In his speech, Dmitry Medvedev stated that relations with Europe are one of the most important vectors in Russia’s foreign policy and emphasised that today, Europe needs to follow a unified European agenda.
Other topics of discussion included current issues concerning European security architecture, taking into account the outcomes of the Russian-French-German summit in Deauville, as well as agendas at the upcoming NATO summit in Lisbon and OSCE summit in Astana. Furthermore, the discussion addressed various issues concerning multilateral cooperation, such as strengthening control over weapons, the problems of disarmament and non-proliferation, and the effects of the global financial and economic crisis on international stability and security.
Among the foreign representatives of the conference’s visiting session were its chairman, Wolfgang Ischinger, counsellor at the Centre for Strategic and International Studies and well-known political scientist Zbigniew Brzezinski, German ambassador to Russia Ulrich Brandenburg, chairman of the economic council of the CDU Kurt Lauk, and Special Assistant to the President of the United States and Senior Director for Russia and Eurasian Affairs at the United States National Security Council Michael McFaul.
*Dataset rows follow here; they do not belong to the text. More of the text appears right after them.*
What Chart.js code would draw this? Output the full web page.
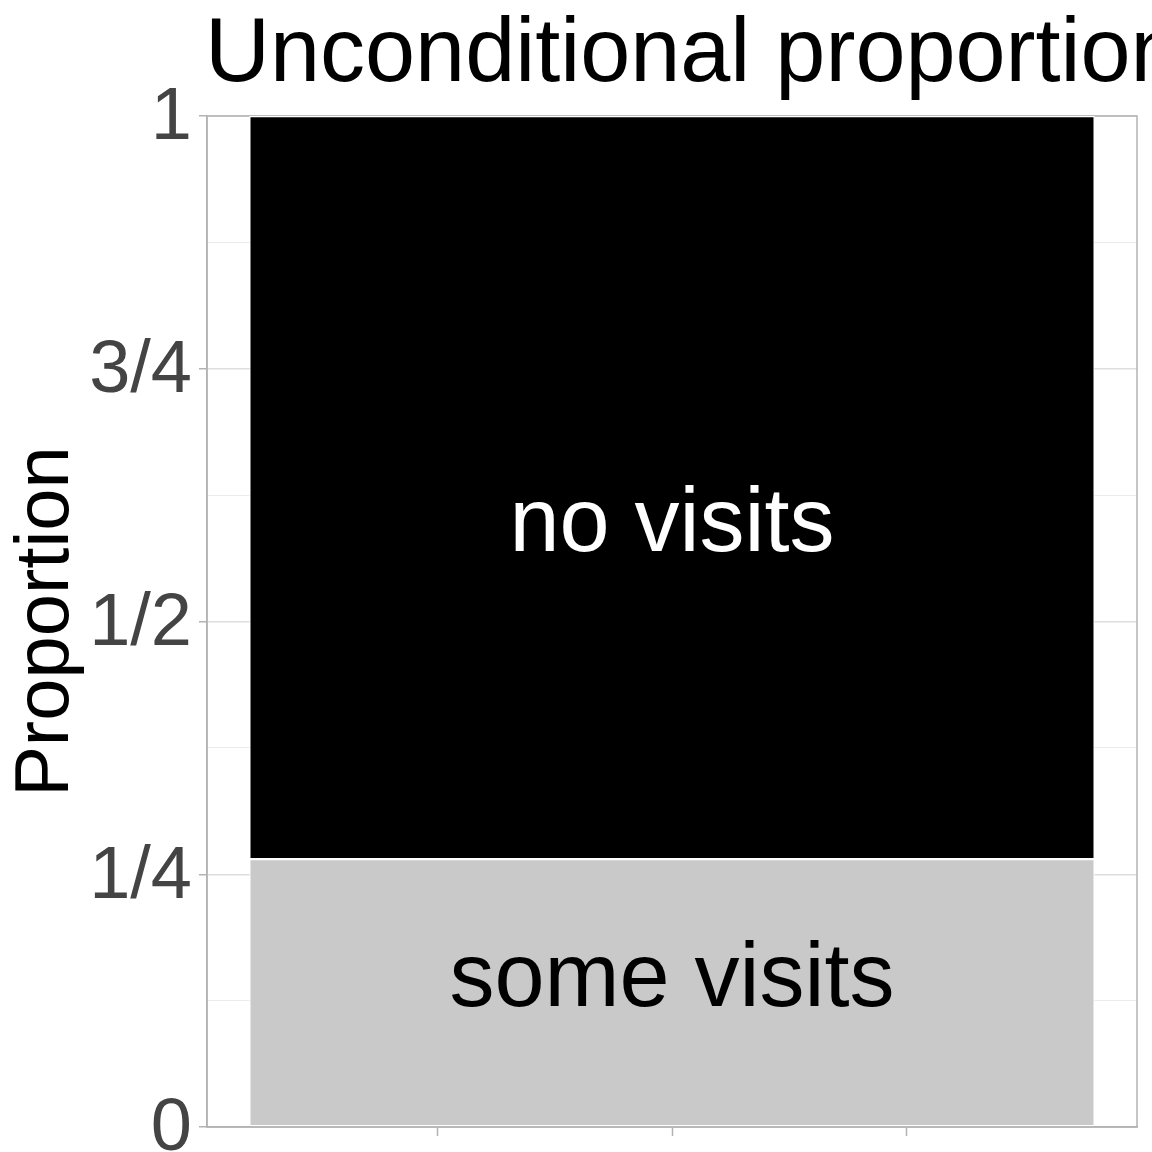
<!DOCTYPE html>
<html>
<head>
<meta charset="utf-8">
<script src="https://cdn.jsdelivr.net/npm/chart.js@4"></script>
<style>
  html, body { margin: 0; padding: 0; background: #fff; }
  #wrap { width: 1152px; height: 1152px; }
</style>
</head>
<body>
<div id="wrap"><canvas id="propChart"></canvas></div>
<script>
const categories = ["all"];
const segmentNames = ["some visits", "no visits"];
const someVisits = [0.265];
const noVisits = [0.735];
const labelY = [0.144, 0.594];
const tickValues = [0, 0.125, 0.25, 0.375, 0.5, 0.625, 0.75, 0.875, 1];
const tickLabels = ["0", "", "1/4", "", "1/2", "", "3/4", "", "1"];
const xTickValues = [0.75, 1, 1.25];

const FONT = "'Liberation Sans', Arial, sans-serif";
const isMajor = (v) => Math.abs(v * 4 - Math.round(v * 4)) < 1e-6;

// title is drawn by hand so it can run past the right edge like the original
const titlePlugin = {
    id: "plotTitle",
    afterDraw(chart) {
        const ctx = chart.ctx;
        ctx.save();
        ctx.font = "90px " + FONT;
        ctx.fillStyle = "#000";
        ctx.textAlign = "left";
        ctx.textBaseline = "alphabetic";
        ctx.fillText("Unconditional proportion", chart.chartArea.left - 2, 81);
        ctx.restore();
    },
};

const panelBorder = {
    id: "panelBorder",
    beforeDatasetsDraw(chart) {
        const { ctx, chartArea: a } = chart;
        ctx.save();
        ctx.strokeStyle = "#b3b3b3";
        ctx.lineWidth = 1.5;
        ctx.strokeRect(a.left, a.top, a.right - a.left, a.bottom - a.top);
        ctx.restore();
    },
};

const segmentLabels = {
    id: "segmentLabels",
    afterDatasetsDraw(chart) {
        const ctx = chart.ctx;
        const y = chart.scales.y;
        ctx.save();
        ctx.font = "90px " + FONT;
        ctx.textAlign = "center";
        ctx.textBaseline = "middle";
        chart.data.datasets.forEach((ds, i) => {
            const bar = chart.getDatasetMeta(i).data[0];
            ctx.fillStyle = ds.textColor;
            ctx.fillText(ds.label, bar.x, y.getPixelForValue(labelY[i]));
        });
        ctx.restore();
    },
};

new Chart(document.getElementById("propChart"), {
    type: "bar",
    data: {
        labels: categories,
        datasets: [
            {
                label: segmentNames[0],
                data: someVisits,
                backgroundColor: "#c9c9c9",
                textColor: "#000",
            },
            {
                label: segmentNames[1],
                data: noVisits,
                backgroundColor: "#000",
                textColor: "#fff",
            },
        ].map((ds) => ({
            ...ds,
            borderColor: "#fff",
            borderWidth: 1.2,
            borderSkipped: false,
            categoryPercentage: 1,
            barPercentage: 0.909,
        })),
    },
    options: {
        responsive: true,
        maintainAspectRatio: false,
        animation: false,
        devicePixelRatio: 1,
        layout: {
            padding: { left: 0, right: 15, top: 116, bottom: 0 },
        },
        plugins: {
            legend: { display: false },
            tooltip: { enabled: false },
            title: { display: false },
        },
        scales: {
            x: {
                stacked: true,
                display: false,
            },
            x2: {
                type: "linear",
                position: "bottom",
                offset: false,
                min: 0.505,
                max: 1.495,
                afterBuildTicks: (scale) => {
                    scale.ticks = xTickValues.map((v) => ({ value: v }));
                },
                afterFit: (scale) => {
                    scale.height = 25;
                    scale.paddingLeft = 0;
                    scale.paddingRight = 0;
                },
                ticks: {
                    callback: () => "",
                    padding: 0,
                    autoSkip: false,
                },
                grid: {
                    offset: false,
                    drawOnChartArea: false,
                    tickLength: 9,
                    tickColor: "#b3b3b3",
                    tickWidth: 1.5,
                },
                border: { display: true, color: "#b3b3b3", width: 1.5 },
            },
            y: {
                stacked: true,
                min: 0,
                max: 1,
                afterBuildTicks: (scale) => {
                    scale.ticks = tickValues.map((v) => ({ value: v }));
                },
                afterFit: (scale) => {
                    scale.width = 207;
                    scale.paddingTop = 0;
                    scale.paddingBottom = 0;
                },
                ticks: {
                    callback: (value, i) => tickLabels[i],
                    color: "#444444",
                    font: { family: FONT, size: 74 },
                    padding: 7,
                    labelOffset: 3,
                    autoSkip: false,
                },
                grid: {
                    color: (c) => (isMajor(c.tick.value) ? "#dedede" : "#ebebeb"),
                    lineWidth: (c) => (isMajor(c.tick.value) ? 1.5 : 1),
                    tickColor: (c) =>
                        isMajor(c.tick.value) ? "#b3b3b3" : "rgba(0,0,0,0)",
                    tickLength: 8,
                },
                border: { display: true, color: "#b3b3b3", width: 1.5 },
                title: {
                    display: true,
                    text: "Proportion",
                    color: "#000",
                    font: { family: FONT, size: 76, lineHeight: 1.2 },
                    padding: { top: 1, bottom: 0 },
                },
            },
        },
    },
    plugins: [panelBorder, segmentLabels, titlePlugin],
});
</script>
</body>
</html>
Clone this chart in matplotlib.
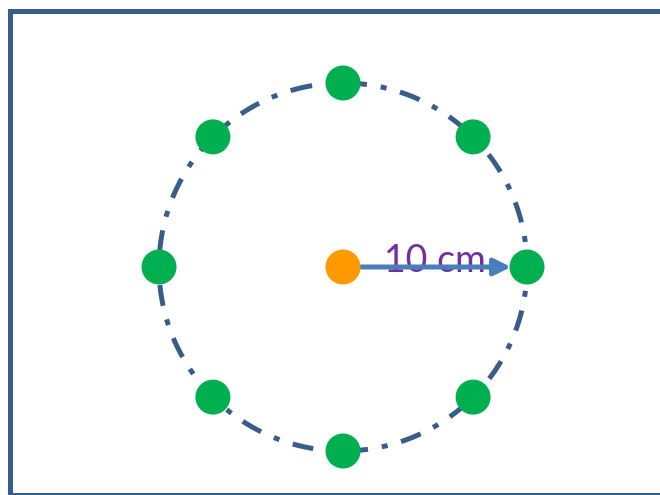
import numpy as np
import matplotlib
matplotlib.use("Agg")
import matplotlib.pyplot as plt
from matplotlib.patches import Circle, FancyArrowPatch

# ---- data ----
radius_cm = 10
dot_angles_deg = [0, 45, 90, 135, 180, 225, 270, 315]
label_text = "10 cm"

# ---- layout (pixel scale) ----
W, H = 660, 495
px_per_cm = 18.4
cx_px, cy_px = 343, 267

fig = plt.figure(figsize=(W / 100, H / 100), dpi=100)
ax = fig.add_axes([0, 0, 1, 1])
ax.set_xlim(-cx_px / px_per_cm, (W - cx_px) / px_per_cm)
ax.set_ylim(-(H - cy_px) / px_per_cm, cy_px / px_per_cm)
ax.axis("off")

pt = 72 / 100  # points per pixel
dark_blue = "#385D8A"

def px2x(x):
    return (x - cx_px) / px_per_cm

def px2y(y):
    return (cy_px - y) / px_per_cm

# border (open at right)
bx0, bx1 = px2x(10.5), px2x(700)
by0, by1 = px2y(10.5), px2y(495)
ax.plot([bx1, bx0, bx0, bx1], [by0, by0, by1, by1], color=dark_blue,
        lw=5 * pt, solid_joinstyle="miter", solid_capstyle="projecting",
        clip_on=False)

# dash-dot circle
t = np.linspace(0, 2 * np.pi, 721) + np.deg2rad(100)
ax.plot(radius_cm * np.cos(t), radius_cm * np.sin(t), color=dark_blue,
        lw=5 * pt, linestyle=(0, (4.2, 2.8, 1.2, 2.8)), dash_capstyle="butt")

# text (behind arrow)
ax.text(px2x(435), px2y(272), label_text, color="#7030A0", fontsize=27,
        family=["Lato", "DejaVu Sans"], ha="center", va="baseline", zorder=3)

# arrow
arr = FancyArrowPatch((0, 0), (px2x(511), 0), arrowstyle="-|>",
                      mutation_scale=25, lw=5 * pt, color="#4A7EBB",
                      shrinkA=0, shrinkB=0, zorder=4)
ax.add_patch(arr)

# green dots
dot_r = 17.5 / px_per_cm
for a in dot_angles_deg:
    ar = np.deg2rad(a)
    ax.add_patch(Circle((radius_cm * np.cos(ar), radius_cm * np.sin(ar)), dot_r,
                        color="#00B050", zorder=5, lw=0))

# orange center
ax.add_patch(Circle((0, 0), dot_r, color="#FF9900", zorder=5, lw=0))

ax.set_aspect("equal")
fig.savefig("out.png", dpi=100)
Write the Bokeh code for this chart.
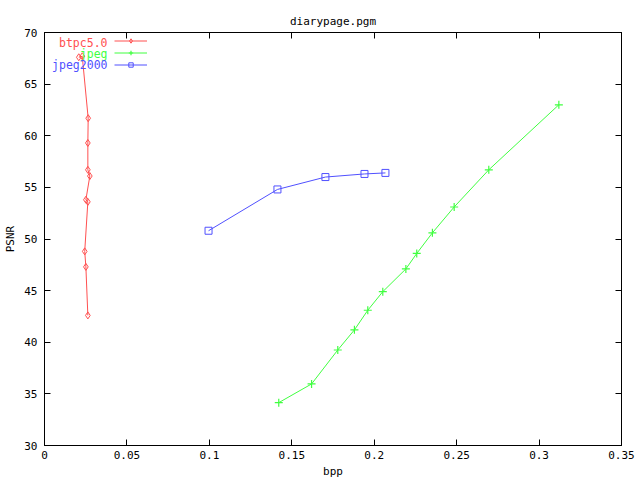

Other participants in the meeting included former foreign minister of Poland and current expert at the Stockholm International Peace Research Institute Adam Rotfeld, ROSNO insurance company CEO Hannes Chopra, and Parliamentary Secretary to the Federal Ministry of Defence of Germany Christian Schmidt.
Participants on the Russian side included Foreign Minister Sergei Lavrov, Presidential Aide Sergei Prikhodko, Chairman of the State Duma International Affairs Committee Konstantin Kosachev, Russia’s Permanent Envoy to NATO Dmitry Rogozin, Deputy Foreign Minister Alexander Grushko, and Institute of Contemporary Development Chairman Igor Yurgens.
The Munich Conference was founded in 1962 by German publisher Ewald von Kleist as a meeting for defence ministry officials from NATO member states. Today, the Conference is an international forum bringing together politicians, diplomats, military professionals, businesspeople, scientists, and community leaders from over 40 nations around the world. The visiting session of the Munich Conference is being held in the Russian capital for the first time at the initiative of its chairman, Wolfgang Ischinger. This is the second such event; the first visiting session was held in Washington at the end of 2009.